When Krishna Ella and his wife, Suchitra, arrived in India in 1996, he had only a dream and $1,000,000 in his pockets. Okay, that’s a lot more money than most immigrants bring with them. But it was necessary seed money for Ella’s mission: to start an Indian biotechnology company from scratch.
Nine years later, Bharat Biotech has more than 350 employees and will soon hire an additional 200 workers. With annual revenues of around $10 million, the company has an R&D pipeline packed with more than a dozen potential blockbuster drugs for the Indian market and beyond. And it has crafted alliances with at least four major pharmaceuticals to do joint research and development.
“We not only survived,” says Ella. “We thrived.”
It’s a case study that breaks several global business molds.

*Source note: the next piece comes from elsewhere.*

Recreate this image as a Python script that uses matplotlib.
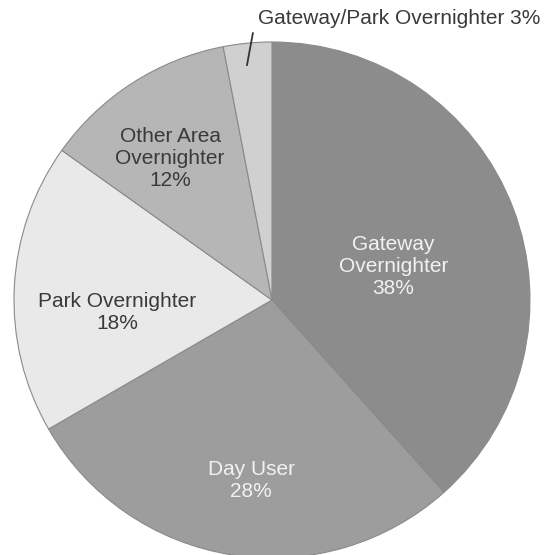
import matplotlib.pyplot as plt

plt.rcParams['font.family'] = ['Liberation Sans', 'DejaVu Sans']

categories = ['Gateway\nOvernighter', 'Day User', 'Park Overnighter',
              'Other Area\nOvernighter', 'Gateway/Park Overnighter']
shares = [38, 28, 18, 12, 3]
colors = ['#8c8c8c', '#9d9d9d', '#e9e9e9', '#b6b6b6', '#d0d0d0']
text_colors = ['#f2f2f2', '#f2f2f2', '#3a3a3a', '#3a3a3a', '#3a3a3a']

fig = plt.figure(figsize=(5.53, 5.55), dpi=100)
ax = fig.add_axes([14 / 553, -3 / 555, 516 / 553, 516 / 555])

wedges, _ = ax.pie(shares, colors=colors, startangle=90, counterclock=False,
                   radius=1.0, wedgeprops=dict(edgecolor='#8a8a8a', linewidth=0.8))
ax.set_xlim(-1, 1)
ax.set_ylim(-1, 1)
ax.set_aspect('equal')
ax.axis('off')

# label positions inside the wedges (pie radius = 1)
label_pos = [(0.47, 0.13), (-0.08, -0.70), (-0.60, -0.05), (-0.395, 0.55)]
for i, (x, y) in enumerate(label_pos):
    ax.text(x, y, f'{categories[i]}\n{shares[i]}%', ha='center', va='center',
            fontsize=15, color=text_colors[i], linespacing=1.2)

# small slice gets an outside label with a leader line
ax.annotate('', xy=(-0.097, 0.91), xytext=(-0.074, 1.035),
            arrowprops=dict(arrowstyle='-', color='#333333', lw=1.3,
                            shrinkA=0, shrinkB=0),
            annotation_clip=False)
ax.text(-0.056, 1.093, f'{categories[4]} {shares[4]}%', fontsize=15,
        color='#3a3a3a', ha='left', va='center', clip_on=False)

fig.savefig('out.png', dpi=100, facecolor='white')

For one thing, well-trained Indian professionals traditionally traveled to the West to make their fortunes. For another, India has become a destination – but mainly for companies outsourcing programming and service jobs.
Bharat, on the other hand, is a home-grown, highly skilled R&D enterprise. What’s more, pharmaceutical manufacturing, the main source of the firm’s revenue, relies on high-cost equipment, which should level the playing field between an Indian startup and its established Western competitors.

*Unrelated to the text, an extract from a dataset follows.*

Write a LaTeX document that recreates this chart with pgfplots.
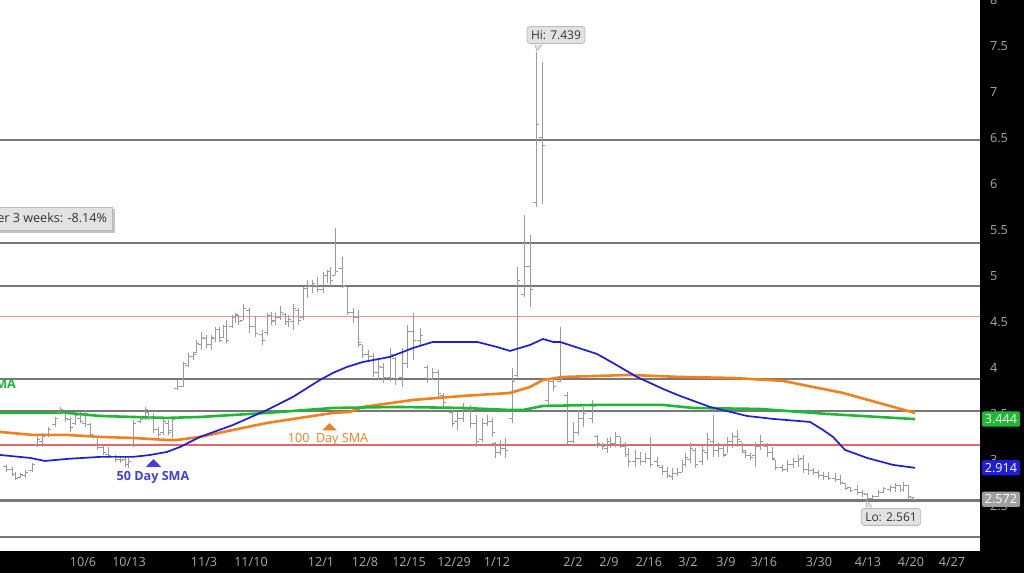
\documentclass[border=0pt]{standalone}
\usepackage{fontspec}
\setmainfont{Open Sans}
\usepackage{pgfplots}
\usepackage{pgfplotstable}
\pgfplotsset{compat=1.18}
\usetikzlibrary{shadows}
\definecolor{barc}{RGB}{155,155,155}
\definecolor{hline}{RGB}{120,120,120}
\definecolor{redl}{RGB}{225,105,105}
\definecolor{redt}{RGB}{240,150,150}
\definecolor{smablue}{RGB}{30,30,215}
\definecolor{smaorange}{RGB}{242,128,30}
\definecolor{smagreen}{RGB}{30,185,50}
\definecolor{ticktext}{RGB}{170,170,170}
\definecolor{boxfill}{RGB}{226,226,226}
\pgfdeclareplotmark{ohlcopen}{\pgfpathmoveto{\pgfqpoint{-\pgfplotmarksize}{0pt}}\pgfpathlineto{\pgfqpoint{0pt}{0pt}}\pgfusepathqstroke}
\pgfdeclareplotmark{ohlcclose}{\pgfpathmoveto{\pgfqpoint{0pt}{0pt}}\pgfpathlineto{\pgfqpoint{\pgfplotmarksize}{0pt}}\pgfusepathqstroke}

\pgfplotstableread{
x l h o c
6 2.87 2.95 2.93 2.90
12 2.82 2.92 2.90 2.84
15 2.78 2.87 2.84 2.80
20 2.80 2.86 2.81 2.84
25 2.80 2.89 2.83 2.86
32 2.87 2.97 2.88 2.95
37 3.14 3.27 3.16 3.22
42 3.14 3.29 3.20 3.25
48 3.25 3.36 3.27 3.33
55 3.36 3.47 3.38 3.45
60 3.50 3.58 3.52 3.55
65 3.41 3.52 3.50 3.45
70 3.30 3.47 3.44 3.35
75 3.38 3.52 3.40 3.48
80 3.40 3.52 3.45 3.42
85 3.36 3.54 3.40 3.50
90 3.25 3.40 3.38 3.28
97 3.11 3.25 3.24 3.14
103 3.05 3.16 3.13 3.08
108 3.02 3.14 3.06 3.05
115 2.98 3.05 3.03 3.00
120 2.97 3.03 3.01 2.99
125 2.92 3.03 3.00 2.95
128 2.91 3.02 2.95 2.98
133 3.14 3.43 3.16 3.40
140 3.40 3.47 3.42 3.44
145 3.43 3.58 3.45 3.55
148 3.43 3.54 3.52 3.47
153 3.29 3.51 3.46 3.33
158 3.25 3.36 3.33 3.28
163 3.27 3.46 3.30 3.42
168 3.27 3.43 3.40 3.30
172 3.24 3.47 3.32 3.44
177 3.76 3.87 3.78 3.80
183 3.79 4.07 3.80 4.05
188 4.01 4.16 4.03 4.12
193 4.09 4.17 4.12 4.15
196 4.16 4.30 4.17 4.27
201 4.20 4.39 4.25 4.33
206 4.22 4.36 4.32 4.25
211 4.20 4.36 4.26 4.33
215 4.28 4.44 4.32 4.42
219 4.28 4.44 4.42 4.30
223 4.33 4.47 4.33 4.45
226 4.27 4.52 4.45 4.30
232 4.43 4.58 4.45 4.55
235 4.49 4.60 4.55 4.58
238 4.47 4.58 4.57 4.50
243 4.52 4.69 4.52 4.65
249 4.38 4.65 4.62 4.45
255 4.34 4.56 4.45 4.37
262 4.25 4.41 4.36 4.30
267 4.36 4.60 4.38 4.57
271 4.47 4.61 4.57 4.50
275 4.47 4.60 4.52 4.55
280 4.52 4.67 4.55 4.60
285 4.47 4.60 4.58 4.50
288 4.45 4.58 4.50 4.53
293 4.41 4.69 4.50 4.65
298 4.47 4.65 4.62 4.52
303 4.52 4.88 4.55 4.86
307 4.76 4.96 4.86 4.88
312 4.82 4.96 4.88 4.92
317 4.83 4.99 4.90 4.85
323 4.82 5.04 4.85 5.00
327 4.92 5.07 5.00 5.05
330 4.88 5.10 5.05 4.95
335 5.01 5.52 5.00 5.05
342 4.87 5.21 5.08 4.90
347 4.58 4.88 4.88 4.60
353 4.49 4.65 4.60 4.55
358 4.23 4.63 4.55 4.28
362 4.11 4.25 4.25 4.15
368 4.09 4.20 4.15 4.12
373 3.90 4.16 4.12 3.95
378 3.87 4.11 3.95 4.02
383 3.84 4.05 4.00 3.90
390 3.86 4.22 3.90 4.15
395 3.82 4.12 4.10 3.88
402 3.79 4.22 3.90 4.05
407 4.00 4.47 4.05 4.40
413 4.09 4.60 4.40 4.30
420 4.25 4.43 4.30 4.35
427 3.84 4.03 4.00 3.88
432 3.87 4.00 3.88 3.95
438 3.68 3.98 3.95 3.72
443 3.58 3.73 3.70 3.62
452 3.36 3.54 3.52 3.40
457 3.33 3.52 3.42 3.45
463 3.41 3.62 3.45 3.55
470 3.35 3.60 3.55 3.40
476 3.14 3.49 3.40 3.20
482 3.20 3.46 3.22 3.40
487 3.37 3.49 3.40 3.42
492 3.25 3.46 3.42 3.30
495 3.02 3.20 3.18 3.08
500 3.05 3.22 3.08 3.12
505 3.02 3.24 3.12 3.10
512 3.40 4.00 3.45 3.85
517 3.90 5.10 3.92 4.95
524 4.77 5.66 4.80 5.10
530 4.66 5.45 5.10 4.85
536 5.75 7.44 5.80 6.65
542 5.78 7.33 6.50 6.42
548 3.60 3.89 3.65 3.85
553 3.75 3.90 3.85 3.80
560 3.85 4.45 3.85 3.88
567 3.16 3.74 3.70 3.20
573 3.18 3.41 3.20 3.30
578 3.27 3.54 3.30 3.45
583 3.36 3.57 3.45 3.50
592 3.40 3.65 3.45 3.58
597 3.13 3.27 3.25 3.18
602 3.11 3.18 3.17 3.15
607 3.08 3.24 3.12 3.20
610 3.13 3.25 3.20 3.18
615 3.14 3.30 3.18 3.25
620 3.13 3.25 3.25 3.15
625 3.03 3.19 3.15 3.06
628 2.92 3.13 3.06 2.98
635 2.92 3.11 2.98 3.02
640 2.94 3.09 3.02 2.98
645 2.97 3.08 2.98 3.02
650 2.92 3.25 3.02 2.95
657 2.92 3.03 2.98 2.94
662 2.84 2.95 2.92 2.87
667 2.80 2.92 2.87 2.83
672 2.78 2.91 2.82 2.85
677 2.82 2.91 2.85 2.86
682 2.87 3.00 2.86 2.95
685 2.92 3.08 2.95 3.03
690 2.97 3.18 3.00 3.12
695 2.91 3.13 3.10 2.95
702 2.95 3.16 2.98 3.10
707 3.00 3.29 3.08 3.22
713 3.03 3.49 3.20 3.10
718 3.03 3.18 3.10 3.12
723 3.03 3.16 3.12 3.05
727 3.08 3.25 3.06 3.20
732 3.13 3.29 3.20 3.25
737 3.14 3.33 3.25 3.22
742 3.08 3.18 3.20 3.10
745 3.02 3.11 3.08 3.05
750 3.00 3.08 3.05 3.03
755 2.92 3.20 3.05 3.15
760 3.11 3.27 3.15 3.20
767 3.03 3.18 3.15 3.08
772 3.00 3.14 3.08 3.02
775 2.89 3.00 3.00 2.92
782 2.87 2.95 2.92 2.90
787 2.87 3.00 2.90 2.95
793 2.91 3.02 2.95 2.98
798 2.92 3.05 2.98 3.00
803 2.86 3.05 3.02 2.90
808 2.84 2.97 2.90 2.88
813 2.84 2.91 2.88 2.86
818 2.80 2.89 2.86 2.83
823 2.78 2.87 2.83 2.82
828 2.78 2.87 2.82 2.80
835 2.76 2.86 2.80 2.79
840 2.73 2.84 2.79 2.76
845 2.67 2.75 2.74 2.69
850 2.65 2.71 2.70 2.67
857 2.62 2.73 2.68 2.65
862 2.60 2.67 2.65 2.63
867 2.561 2.64 2.62 2.58
872 2.57 2.62 2.58 2.60
878 2.60 2.67 2.60 2.65
883 2.64 2.71 2.65 2.69
890 2.65 2.73 2.68 2.70
895 2.65 2.75 2.70 2.72
900 2.65 2.73 2.72 2.68
903 2.65 2.76 2.68 2.72
908 2.57 2.73 2.72 2.60
913 2.565 2.60 2.59 2.572
}\bars

\pgfplotstableread{
x y
0 3.054
30 3.022
45 2.989
67 3.011
100 3.033
133 3.033
150 3.054
167 3.087
180 3.141
200 3.250
233 3.380
267 3.543
293 3.685
320 3.870
333 3.946
347 4.011
363 4.065
390 4.120
413 4.217
433 4.283
463 4.283
477 4.283
497 4.228
510 4.185
530 4.250
543 4.315
553 4.283
560 4.283
597 4.152
613 4.054
637 3.902
663 3.772
680 3.696
710 3.576
747 3.478
773 3.446
810 3.413
823 3.326
833 3.250
845 3.109
867 3.022
893 2.946
915 2.914
}\smafifty

\pgfplotstableread{
x y
0 3.304
33 3.272
67 3.272
100 3.250
133 3.239
167 3.217
177 3.217
200 3.250
233 3.326
267 3.402
300 3.457
333 3.511
350 3.522
363 3.576
413 3.652
463 3.696
510 3.728
530 3.793
543 3.870
563 3.902
630 3.924
680 3.902
733 3.891
783 3.859
843 3.728
915 3.511
}\smahundred

\pgfplotstableread{
x y
0 3.511
67 3.511
100 3.478
133 3.467
167 3.457
200 3.467
267 3.511
333 3.565
397 3.576
463 3.565
510 3.543
523 3.543
543 3.587
597 3.598
663 3.598
693 3.565
760 3.554
827 3.500
915 3.444
}\smatwohundred

\begin{document}
\begin{tikzpicture}
\useasboundingbox (0,0) rectangle (512pt,286.5pt);
\fill[black] (0,0) rectangle (512pt,286.5pt);
\begin{scope}
\clip (0,0) rectangle (512pt,286.5pt);
\begin{axis}[
  at={(0pt,11pt)}, anchor=south west,
  scale only axis, width=490pt, height=275.5pt,
  xmin=0, xmax=980, ymin=2.01, ymax=8,
  axis line style={draw=none},
  axis background/.style={fill=white},
  clip=false,
  major tick length=0pt,
  ytick={2,2.5,3,3.5,4,4.5,5,5.5,6,6.5,7,7.5,8},
  yticklabel pos=right,
  yticklabels={2,2.5,3,3.5,4,4.5,5,5.5,6,6.5,7,7.5,8},
  yticklabel style={anchor=west, xshift=1.5pt, text=ticktext, font=\fontsize{6.3}{7.5}\selectfont},
  xtick={83,129,204,251,321,365,409,454,497,573,609,649,688,726,764,819,868,911,952},
  xticklabels={10/6,10/13,11/3,11/10,12/1,12/8,12/15,12/29,1/12,2/2,2/9,2/16,3/2,3/9,3/16,3/30,4/13,4/20,4/27},
  xticklabel style={anchor=center, yshift=-5.5pt, text=ticktext, font=\fontsize{6.3}{7.5}\selectfont},
  /pgf/number format/assume math mode=true,
]
% horizontal levels
\addplot[hline, line width=1.2pt] coordinates {(0,6.48) (980,6.48)};
\addplot[hline, line width=1.2pt] coordinates {(0,5.36) (980,5.36)};
\addplot[hline, line width=1.2pt] coordinates {(0,4.89) (980,4.89)};
\addplot[redt, line width=0.45pt] coordinates {(0,4.56) (980,4.56)};
\addplot[hline, line width=1.2pt] coordinates {(0,3.88) (980,3.88)};
\addplot[hline, line width=1.2pt] coordinates {(0,3.53) (980,3.53)};
\addplot[redl, line width=0.9pt] coordinates {(0,3.16) (980,3.16)};
\addplot[hline, line width=1.2pt] coordinates {(0,2.56) (980,2.56)};
\addplot[hline, line width=1.2pt] coordinates {(0,2.16) (980,2.16)};
% OHLC bars
\addplot[barc, line width=0.5pt, no markers, quiver={u=0, v=\thisrow{h}-\thisrow{l}}] table[x=x, y=l] {\bars};
\addplot[barc, line width=0.5pt, only marks, mark=ohlcopen, mark size=1.5pt] table[x=x, y=o] {\bars};
\addplot[barc, line width=0.5pt, only marks, mark=ohlcclose, mark size=1.5pt] table[x=x, y=c] {\bars};
% moving averages
\addplot[smaorange, line width=1.3pt, no markers] table[x=x, y=y] {\smahundred};
\addplot[smagreen, line width=1.3pt, no markers] table[x=x, y=y] {\smatwohundred};
\addplot[smablue, line width=0.85pt, no markers] table[x=x, y=y] {\smafifty};
% annotations
\node[anchor=east, fill=boxfill, draw=gray!55, drop shadow={shadow xshift=1.2pt, shadow yshift=-1.2pt, opacity=0.45}, inner sep=2.8pt, font=\fontsize{6.3}{7.5}\selectfont, text=black!80] at (axis cs:113,5.62) {Change over 3 weeks: -8.14\%};
\filldraw[fill=boxfill, draw=gray!55, line width=0.4pt] (axis cs:535,7.515) -- (axis cs:537,7.445) -- (axis cs:542,7.515);
\node[fill=boxfill, draw=gray!55, rounded corners=1.5pt, inner sep=2pt, font=\fontsize{6}{7}\selectfont, text=black!80] at (axis cs:556,7.62) {Hi: 7.439};
\filldraw[fill=boxfill, draw=gray!55, line width=0.4pt] (axis cs:866,2.485) -- (axis cs:867,2.555) -- (axis cs:872,2.485);
\node[fill=boxfill, draw=gray!55, rounded corners=1.5pt, inner sep=2pt, font=\fontsize{6}{7}\selectfont, text=black!80] at (axis cs:891,2.38) {Lo: 2.561};
\fill[smablue!85] (axis cs:146,2.925) -- (axis cs:161,2.925) -- (axis cs:153.5,3.01) -- cycle;
\node[text=smablue!85, font=\bfseries\fontsize{6.3}{7.5}\selectfont] at (axis cs:153,2.815) {50 Day SMA};
\fill[smaorange] (axis cs:322,3.32) -- (axis cs:337,3.32) -- (axis cs:329.5,3.40) -- cycle;
\node[text=smaorange, font=\fontsize{6.3}{7.5}\selectfont] at (axis cs:328,3.22) {100\ \ Day SMA};
\node[anchor=east, text=smagreen, font=\bfseries\fontsize{6.3}{7.5}\selectfont] at (axis cs:23,3.815) {200 Day SMA};
% last value boxes
\node[fill=smagreen, rounded corners=1pt, inner sep=1.5pt, minimum width=18pt, text=white, font=\fontsize{6.3}{7.5}\selectfont] at (axis cs:1001,3.444) {3.444};
\node[fill=smablue, rounded corners=1pt, inner sep=1.5pt, minimum width=18pt, text=white, font=\fontsize{6.3}{7.5}\selectfont] at (axis cs:1001,2.914) {2.914};
\node[fill=gray!75, rounded corners=1pt, inner sep=1.5pt, minimum width=18pt, text=white, font=\fontsize{6.3}{7.5}\selectfont] at (axis cs:1001,2.572) {2.572};
\end{axis}
\end{scope}
\end{tikzpicture}
\end{document}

Yet Bharat has succeeded – in part, because Ella wrote his own rulebook. In addition to the traditional entrepreneurial hurdles, such as finding investors and hiring staff, Ella had to overcome some classic Indian obstacles: a byzantine and often corrupt bureaucracy, strike-prone labor unions, and government interference.
On arriving in his native country, though, Ella’s first problem was money. He had collected a million dollars from friends and colleagues at the Medical University of South Carolina, where he’d taught for a decade. But then the offer of a loan from Indian investors fell through soon after his arrival in India.

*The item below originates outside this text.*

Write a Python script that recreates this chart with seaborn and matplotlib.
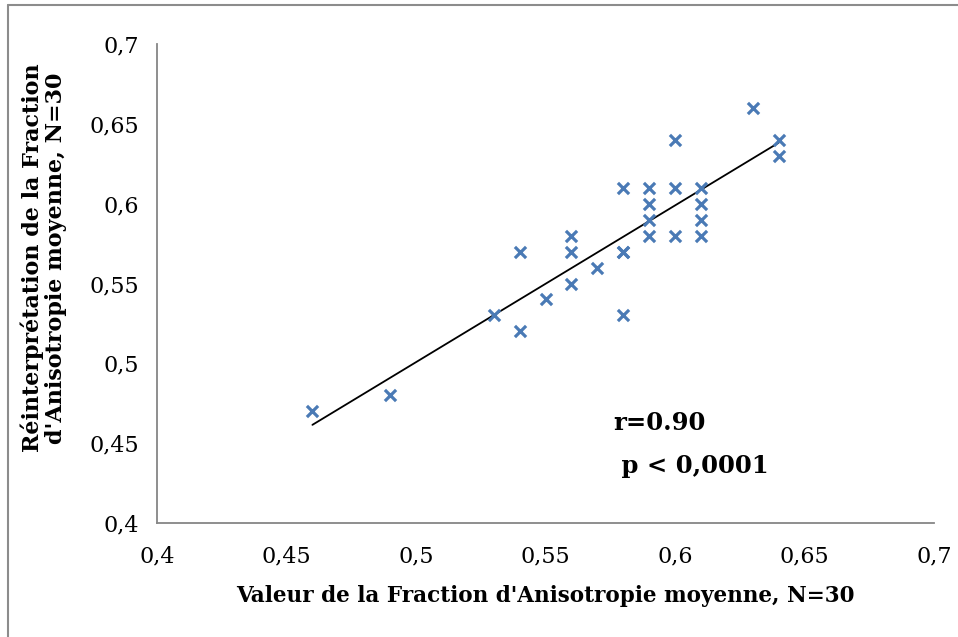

As a result, Ella and his wife had to spend the first months convincing banks to loan them money. It didn’t help that Ella was a repatriate. “Nobody could understand why someone would come back to India,” Ella says. “Everyone’s first question was: ‘What went wrong in America? Did you break some sort of law?’”
After almost giving up several times, Ella finally secured a loan big enough to build a modest pilot plant, where he started developing a Hepatitis B vaccine – the first ever produced in India. More than a financial success, though, the vaccine was also a giant step in reducing the cost of the vaccine in India.
“He single-handedly brought down the price of Hepatitis B vaccination from $22 per child to a few pennies,” says C. Durga Rao, professor of virology at Bangalore’s Indian Institute of Science. “Without Bharat, nobody in India would be getting vaccinated for that disease today.”
Bharat began developing other new products, too, using an unconventional source of financing: a nonprofit. PATH (Program for Appropriate Technology in Health), an international global health outfit (and a grantee of the Bill and Melinda Gates Foundation) established a $6.5 million grant for developing a new rotavirus vaccine in India, with Bharat Biotech as its major development partner. (See the July issue of Technology Review for an article on rotavirus). That vaccine could soon enter stage III clinical trials.